> [What to produce] Scan the records for the string "this"; copy each line where it occurs.

(Saved entries)
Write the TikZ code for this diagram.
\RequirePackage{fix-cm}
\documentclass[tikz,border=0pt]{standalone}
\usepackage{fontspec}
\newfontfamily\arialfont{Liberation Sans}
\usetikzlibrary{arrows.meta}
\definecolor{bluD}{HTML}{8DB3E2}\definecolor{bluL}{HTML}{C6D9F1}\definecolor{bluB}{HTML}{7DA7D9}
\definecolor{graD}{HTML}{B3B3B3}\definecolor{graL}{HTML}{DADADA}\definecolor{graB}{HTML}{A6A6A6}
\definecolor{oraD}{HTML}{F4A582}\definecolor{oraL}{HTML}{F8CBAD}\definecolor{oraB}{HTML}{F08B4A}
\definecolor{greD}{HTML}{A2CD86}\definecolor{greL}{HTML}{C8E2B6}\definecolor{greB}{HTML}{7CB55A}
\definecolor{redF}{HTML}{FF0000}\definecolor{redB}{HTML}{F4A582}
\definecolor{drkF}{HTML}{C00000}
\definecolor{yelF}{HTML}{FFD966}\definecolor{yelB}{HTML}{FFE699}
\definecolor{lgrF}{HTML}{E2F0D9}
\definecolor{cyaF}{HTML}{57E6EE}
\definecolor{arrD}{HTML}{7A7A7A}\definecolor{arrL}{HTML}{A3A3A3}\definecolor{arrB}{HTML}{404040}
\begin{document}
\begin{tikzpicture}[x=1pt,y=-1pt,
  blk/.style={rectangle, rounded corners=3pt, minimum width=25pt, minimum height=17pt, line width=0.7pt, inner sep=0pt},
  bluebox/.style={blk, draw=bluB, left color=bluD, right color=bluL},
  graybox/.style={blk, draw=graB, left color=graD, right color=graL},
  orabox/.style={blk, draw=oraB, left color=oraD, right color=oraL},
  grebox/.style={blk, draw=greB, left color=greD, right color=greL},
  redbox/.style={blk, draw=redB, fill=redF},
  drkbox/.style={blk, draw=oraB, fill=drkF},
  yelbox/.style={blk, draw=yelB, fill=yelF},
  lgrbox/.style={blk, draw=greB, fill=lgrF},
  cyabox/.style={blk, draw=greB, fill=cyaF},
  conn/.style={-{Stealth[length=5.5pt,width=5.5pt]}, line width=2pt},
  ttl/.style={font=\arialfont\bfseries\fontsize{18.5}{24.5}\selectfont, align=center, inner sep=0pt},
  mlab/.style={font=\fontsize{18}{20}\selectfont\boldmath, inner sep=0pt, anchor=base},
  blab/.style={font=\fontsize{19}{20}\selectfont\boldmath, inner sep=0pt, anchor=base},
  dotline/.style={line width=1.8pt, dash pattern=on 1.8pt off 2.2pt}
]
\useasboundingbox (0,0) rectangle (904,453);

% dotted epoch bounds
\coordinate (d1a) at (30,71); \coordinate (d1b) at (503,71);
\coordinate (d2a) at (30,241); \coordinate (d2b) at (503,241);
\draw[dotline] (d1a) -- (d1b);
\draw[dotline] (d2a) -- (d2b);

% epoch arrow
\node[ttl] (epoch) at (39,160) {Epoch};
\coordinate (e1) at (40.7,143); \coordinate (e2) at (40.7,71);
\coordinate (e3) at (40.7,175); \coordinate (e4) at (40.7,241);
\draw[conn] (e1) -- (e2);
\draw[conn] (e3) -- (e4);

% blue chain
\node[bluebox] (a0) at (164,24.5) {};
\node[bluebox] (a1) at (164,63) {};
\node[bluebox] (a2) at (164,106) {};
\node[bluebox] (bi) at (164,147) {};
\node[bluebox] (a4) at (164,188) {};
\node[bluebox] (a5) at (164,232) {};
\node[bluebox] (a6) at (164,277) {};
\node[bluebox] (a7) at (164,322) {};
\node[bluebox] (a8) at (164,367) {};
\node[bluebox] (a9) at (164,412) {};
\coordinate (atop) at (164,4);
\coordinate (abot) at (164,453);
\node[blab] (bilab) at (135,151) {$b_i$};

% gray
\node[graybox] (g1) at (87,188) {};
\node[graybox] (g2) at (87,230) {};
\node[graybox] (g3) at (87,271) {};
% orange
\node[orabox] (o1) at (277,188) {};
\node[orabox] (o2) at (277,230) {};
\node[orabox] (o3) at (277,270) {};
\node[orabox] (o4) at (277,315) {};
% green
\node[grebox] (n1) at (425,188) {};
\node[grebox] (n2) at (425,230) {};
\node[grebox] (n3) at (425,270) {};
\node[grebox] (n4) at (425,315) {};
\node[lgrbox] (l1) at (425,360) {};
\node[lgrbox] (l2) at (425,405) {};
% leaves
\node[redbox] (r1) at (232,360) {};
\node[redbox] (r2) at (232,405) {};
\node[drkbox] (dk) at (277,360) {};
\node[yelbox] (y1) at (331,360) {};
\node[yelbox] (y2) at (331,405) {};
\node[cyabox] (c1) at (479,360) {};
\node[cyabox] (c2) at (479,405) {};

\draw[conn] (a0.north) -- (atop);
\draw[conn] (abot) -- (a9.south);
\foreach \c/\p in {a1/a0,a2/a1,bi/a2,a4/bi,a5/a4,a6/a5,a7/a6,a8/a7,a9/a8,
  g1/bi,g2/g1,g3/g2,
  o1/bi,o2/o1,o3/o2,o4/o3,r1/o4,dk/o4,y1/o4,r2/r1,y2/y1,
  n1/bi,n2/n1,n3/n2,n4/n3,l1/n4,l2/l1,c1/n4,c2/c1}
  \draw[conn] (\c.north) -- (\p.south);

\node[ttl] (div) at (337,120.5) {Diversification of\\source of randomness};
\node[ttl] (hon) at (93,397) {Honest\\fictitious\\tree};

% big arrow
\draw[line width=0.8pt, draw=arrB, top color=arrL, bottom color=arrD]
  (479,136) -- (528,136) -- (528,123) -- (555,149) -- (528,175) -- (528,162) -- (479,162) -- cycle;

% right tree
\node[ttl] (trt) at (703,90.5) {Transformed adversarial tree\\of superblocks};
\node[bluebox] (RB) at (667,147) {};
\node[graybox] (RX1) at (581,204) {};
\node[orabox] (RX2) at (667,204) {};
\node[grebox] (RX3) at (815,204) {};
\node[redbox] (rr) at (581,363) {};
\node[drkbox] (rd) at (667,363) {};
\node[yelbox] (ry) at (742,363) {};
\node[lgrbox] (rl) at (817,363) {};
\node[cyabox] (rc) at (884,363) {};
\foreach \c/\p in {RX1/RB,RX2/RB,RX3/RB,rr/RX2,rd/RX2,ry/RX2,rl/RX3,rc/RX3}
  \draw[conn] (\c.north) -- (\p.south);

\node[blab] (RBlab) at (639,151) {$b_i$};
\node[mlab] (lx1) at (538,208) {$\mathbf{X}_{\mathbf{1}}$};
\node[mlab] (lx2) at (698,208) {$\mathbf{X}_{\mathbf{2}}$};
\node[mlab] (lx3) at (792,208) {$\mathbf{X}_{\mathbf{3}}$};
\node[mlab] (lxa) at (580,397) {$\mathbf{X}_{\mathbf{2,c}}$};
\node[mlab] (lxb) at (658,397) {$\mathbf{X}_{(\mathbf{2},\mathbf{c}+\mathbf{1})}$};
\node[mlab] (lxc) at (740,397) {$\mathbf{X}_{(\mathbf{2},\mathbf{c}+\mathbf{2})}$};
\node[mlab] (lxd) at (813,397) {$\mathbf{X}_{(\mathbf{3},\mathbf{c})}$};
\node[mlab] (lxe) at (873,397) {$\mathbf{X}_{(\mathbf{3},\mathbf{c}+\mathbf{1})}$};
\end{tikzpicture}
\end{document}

==

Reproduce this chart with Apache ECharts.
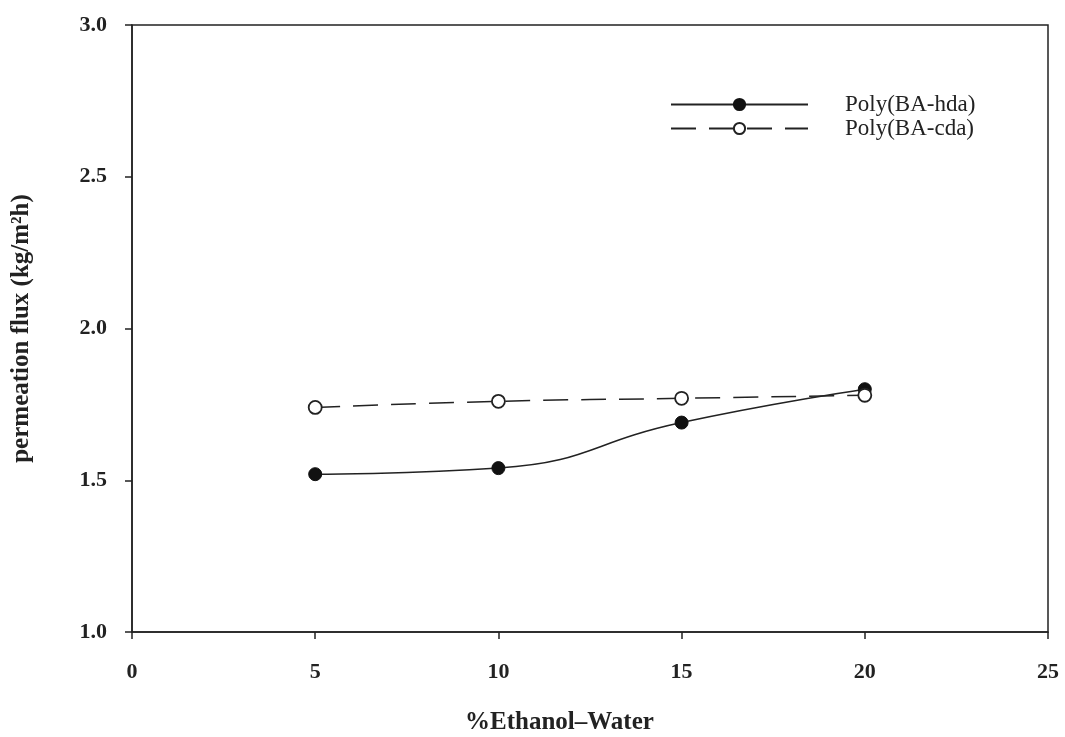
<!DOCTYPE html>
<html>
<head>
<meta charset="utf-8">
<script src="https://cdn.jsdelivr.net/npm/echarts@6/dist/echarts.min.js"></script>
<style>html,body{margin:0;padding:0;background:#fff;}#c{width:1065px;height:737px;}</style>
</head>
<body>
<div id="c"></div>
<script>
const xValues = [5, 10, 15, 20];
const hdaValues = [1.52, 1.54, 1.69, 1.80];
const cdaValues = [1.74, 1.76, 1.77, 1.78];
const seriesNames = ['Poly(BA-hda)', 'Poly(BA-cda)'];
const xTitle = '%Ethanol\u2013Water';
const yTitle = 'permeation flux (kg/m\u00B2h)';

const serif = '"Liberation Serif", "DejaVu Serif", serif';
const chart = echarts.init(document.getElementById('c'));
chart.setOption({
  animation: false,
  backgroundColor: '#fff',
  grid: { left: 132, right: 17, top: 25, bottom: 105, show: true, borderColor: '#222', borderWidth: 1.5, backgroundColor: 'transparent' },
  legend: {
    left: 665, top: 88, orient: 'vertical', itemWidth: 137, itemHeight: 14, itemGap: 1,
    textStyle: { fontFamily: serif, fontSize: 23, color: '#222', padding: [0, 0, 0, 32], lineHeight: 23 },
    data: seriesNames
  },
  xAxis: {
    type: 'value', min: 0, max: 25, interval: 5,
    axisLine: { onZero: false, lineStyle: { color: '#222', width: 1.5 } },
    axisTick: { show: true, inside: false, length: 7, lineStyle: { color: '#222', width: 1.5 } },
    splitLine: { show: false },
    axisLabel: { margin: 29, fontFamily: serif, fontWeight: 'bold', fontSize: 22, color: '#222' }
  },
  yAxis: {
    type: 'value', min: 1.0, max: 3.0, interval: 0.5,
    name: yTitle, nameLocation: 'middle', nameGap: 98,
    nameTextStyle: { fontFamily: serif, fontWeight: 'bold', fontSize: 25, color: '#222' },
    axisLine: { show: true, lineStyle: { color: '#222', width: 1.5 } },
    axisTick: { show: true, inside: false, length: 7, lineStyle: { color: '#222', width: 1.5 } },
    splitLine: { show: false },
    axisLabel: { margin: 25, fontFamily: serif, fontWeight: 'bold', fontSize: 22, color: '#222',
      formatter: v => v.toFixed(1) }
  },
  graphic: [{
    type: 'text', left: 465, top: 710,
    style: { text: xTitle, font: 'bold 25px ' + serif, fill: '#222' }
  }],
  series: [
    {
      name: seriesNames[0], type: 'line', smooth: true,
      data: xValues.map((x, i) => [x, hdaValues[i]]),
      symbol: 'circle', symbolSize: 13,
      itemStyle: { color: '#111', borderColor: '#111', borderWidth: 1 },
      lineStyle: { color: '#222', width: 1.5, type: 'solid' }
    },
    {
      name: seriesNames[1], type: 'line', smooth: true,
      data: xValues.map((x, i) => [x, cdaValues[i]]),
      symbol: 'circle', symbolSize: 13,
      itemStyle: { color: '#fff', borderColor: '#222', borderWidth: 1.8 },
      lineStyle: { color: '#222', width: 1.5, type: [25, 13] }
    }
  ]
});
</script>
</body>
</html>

---

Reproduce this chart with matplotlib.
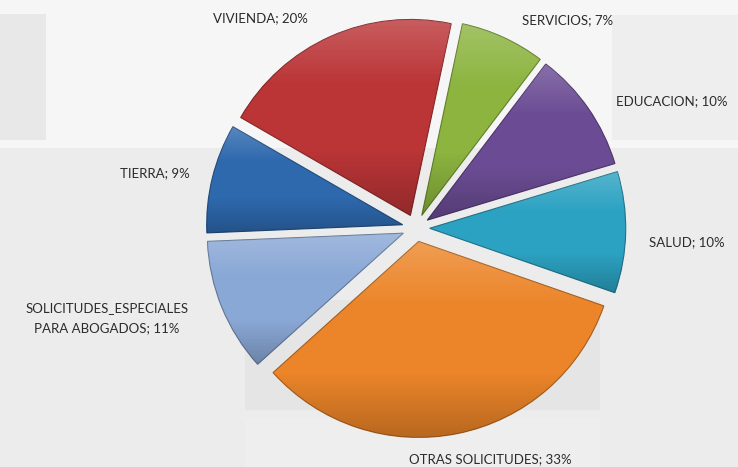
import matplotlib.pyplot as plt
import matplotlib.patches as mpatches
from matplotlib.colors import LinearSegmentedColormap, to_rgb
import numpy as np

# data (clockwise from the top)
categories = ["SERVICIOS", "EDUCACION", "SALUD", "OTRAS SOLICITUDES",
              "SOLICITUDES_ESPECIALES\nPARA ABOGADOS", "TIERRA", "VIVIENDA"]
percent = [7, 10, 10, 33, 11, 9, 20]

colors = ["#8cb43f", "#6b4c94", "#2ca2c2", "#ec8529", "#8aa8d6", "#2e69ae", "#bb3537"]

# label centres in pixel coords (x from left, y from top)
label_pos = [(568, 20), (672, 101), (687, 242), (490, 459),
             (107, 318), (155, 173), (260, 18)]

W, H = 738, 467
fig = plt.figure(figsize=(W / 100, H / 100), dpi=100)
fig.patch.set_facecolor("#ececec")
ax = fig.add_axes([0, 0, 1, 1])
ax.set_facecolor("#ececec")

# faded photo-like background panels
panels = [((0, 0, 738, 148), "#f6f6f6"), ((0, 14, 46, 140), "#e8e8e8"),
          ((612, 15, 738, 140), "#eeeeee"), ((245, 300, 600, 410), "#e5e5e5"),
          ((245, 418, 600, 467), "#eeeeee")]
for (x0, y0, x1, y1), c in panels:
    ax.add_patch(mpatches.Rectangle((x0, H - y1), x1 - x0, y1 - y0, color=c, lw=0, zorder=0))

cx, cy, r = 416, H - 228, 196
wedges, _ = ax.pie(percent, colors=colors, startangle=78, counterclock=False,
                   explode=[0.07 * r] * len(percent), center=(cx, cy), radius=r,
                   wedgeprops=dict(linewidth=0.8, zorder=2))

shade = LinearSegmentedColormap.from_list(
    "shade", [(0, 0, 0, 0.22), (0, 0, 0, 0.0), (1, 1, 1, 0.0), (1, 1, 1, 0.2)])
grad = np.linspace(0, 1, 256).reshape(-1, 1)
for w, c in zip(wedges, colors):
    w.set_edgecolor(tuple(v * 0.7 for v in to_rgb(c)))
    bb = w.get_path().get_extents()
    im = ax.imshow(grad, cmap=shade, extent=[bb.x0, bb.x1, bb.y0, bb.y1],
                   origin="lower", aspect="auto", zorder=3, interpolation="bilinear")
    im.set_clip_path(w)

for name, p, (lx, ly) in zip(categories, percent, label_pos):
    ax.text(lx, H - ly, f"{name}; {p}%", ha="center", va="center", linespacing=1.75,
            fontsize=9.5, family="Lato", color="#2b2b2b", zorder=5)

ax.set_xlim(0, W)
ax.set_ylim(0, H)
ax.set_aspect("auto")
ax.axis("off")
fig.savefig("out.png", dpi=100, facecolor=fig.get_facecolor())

> [In response]
Write the TikZ code for this diagram.
Reproduce this chart with Apache ECharts.
Reproduce this chart with matplotlib.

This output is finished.